Statistical Data Center
Intermountain Healthcare
greg.snow at imail.org
801.408.8111

> -----Original Message-----
> From: Yihui Xie [mailto:xieyihui at gmail.com]
> Sent: Sunday, October 19, 2008 6:33 AM
> To: Greg Snow
> Cc: roger koenker; r-help
> Subject: Re: [R] plot - central limit theorem
>
> I don't know whether showing p-values is the best approach either, but
> I'm using them only as indicators to show how good the approximation
> would be as the sample size increases. You may regard the p-values as
> a measure of goodness of fit. I don't think I need to answer the
> question of hypothesis test -- as Duncan has explained.
>
> Yes you can generate normal random numbers in the mean time and
> compare the p-values, but I prefer comparing the sample means with the
> theoretical population distribution instead of simulated normal random
> numbers.
>
> The problem with most demos in CLT is we have no means to observe how
> good is the approximation. In your clt.examp(), there is a graphical
> measure, i.e. comparing the density curve to the histogram, but that's
> not sufficient, as sometimes our eyes cannot easily detect differences
> between curves, e.g. the t-distribution and normal distribution.

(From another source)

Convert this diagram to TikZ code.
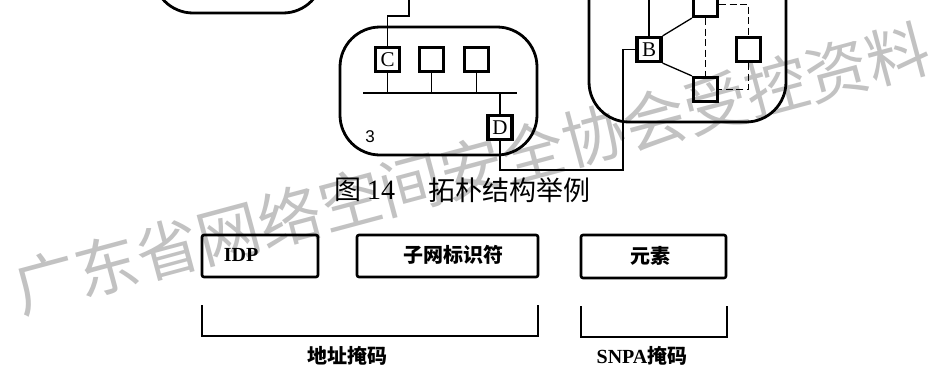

> That's why I use numerical measures like p-values.
>
> P. S. I think your code in clt.examp() needs a correction: the
> parameters of the theoretical normal distribution should not be
> computed by *simulated* means & variances, but from original
> theoretical distribution. For example, for the uniform distribution
> over (a, b), mean = (a+b)/2 and sd=(b-a)/sqrt(12*n) (although in the
> case of large sample sizes these results will be very close)
>
> Regards,
> Yihui
> --
> Yihui Xie <xieyihui at gmail.com>
> Phone: +86-(0)10-82509086 Fax: +86-(0)10-82509086
> Mobile: +86-15810805877
> Homepage: http://www.yihui.name
> School of Statistics, Room 1037, Mingde Main Building,
> Renmin University of China, Beijing, 100872, China
>
>
>
> On Thu, Oct 16, 2008 at 11:43 PM, Greg Snow <Greg.Snow at imail.org>
> wrote:
> > I wonder if including the p-values for the normality test is the best
> approach in you animation?  The clt does not say that the distribution
> of the means will be normal, just that it approaches normality (and
> therefore may be a decent approximation).  The normality test can just
> reject the null that the data (simulated means) comes from a normal
> distribution.  Since the true distribution of the means is not normal
> (unless you use a sample size of Inf, and I for one have better things
> to than wait for a computer to simulate several samples of size Inf)
> the null for the normality test is always false and therefore the test
> will always result in either saying it is not normal or a type II
> error.  The real goal is not to show normality, but to show that using
> the normal gives a "good enough" approximation.  I would prefer the
> bottom plot to show either the proportion of p-values from a normal
> based test on the simulated data that is less than alpha, or the
> proportion of confidence intervals based on the normal based test that
> include the true parameter.  Then the user can see when those values
> become close enough an approximation.
> >
> > What is your target audience for this demo?  In my opinion, anyone
> who could understand the bottom plot should already understand the clt
> enough not to need the demo, those that I would aim the demo at would
> just be confused by the current bottom plot.
> >
> > --
> > Gregory (Greg) L. Snow Ph.D.
> > Statistical Data Center
> > Intermountain Healthcare
> > greg.snow at imail.org
> > 801.408.8111
> >
> >